Miners Memorial
Standing In Solidarity
"The church and school bells would toll their sad refrain.
Death at the mine. Again." - Poem by Dawn Copeman
On June 20, 1984, a 3.5-magnitude earthquake struck Sudbury, Ontario’s Falconbridge nickel mine, causing a cave-in that killed four miners. This tragedy led to Sudbury's first miners' memorial event the following year.
In 1986, Cumberland became the first community in British Columbia to host a similar event. Between 1874 and 1966, over three-hundred men lost their lives in the Cumberland coal mines. Though decades had passed since Cumberland's mines closed, the memories of mining, the grief over lost lives, and the recognition of labor activists like Albert Goodwin and Joe Naylor, who championed workers' rights and the pro-union movement, remained strong.

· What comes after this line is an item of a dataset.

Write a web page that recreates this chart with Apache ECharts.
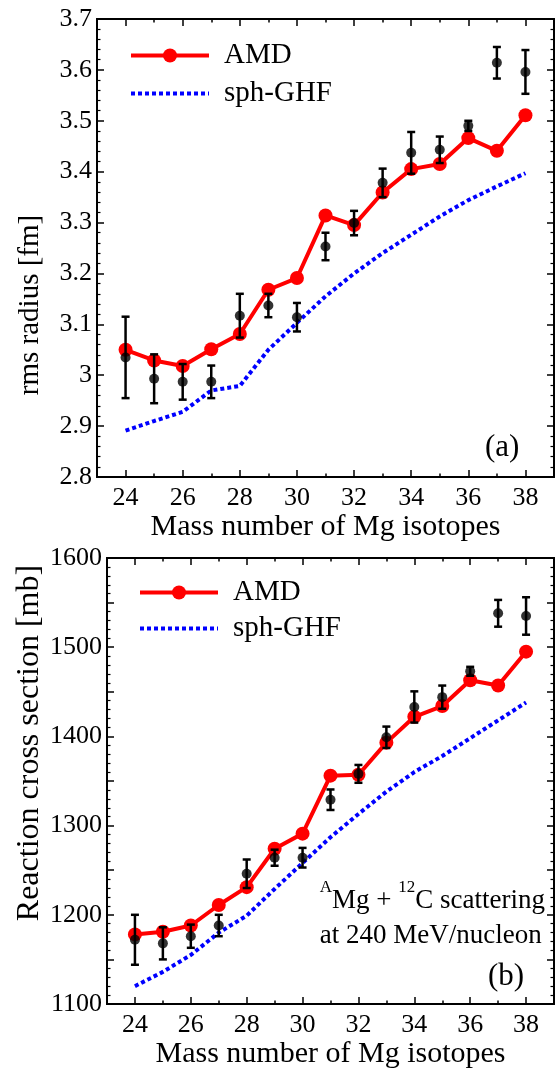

The annual event commemorates and celebrates the lives of those who carved out the very foundations of our village; featuring workshops, walking tours, musical performances and graveside vigils including at the Chinese and Japanese cemeteries.

In 2018, the 33rd Miners' Memorial attracted hundreds to mark the 100th anniversary of union organizer Albert Goodwin's death. The event featured music, workshops, and a re-creation of Goodwin's 1918 funeral procession.

The Miners’ Memorial remains an important fixture in the community's calendar. The hard work, resistance and strength of character the mining men and their families showed embodies the Cumberland character and remains something the community take pride in today.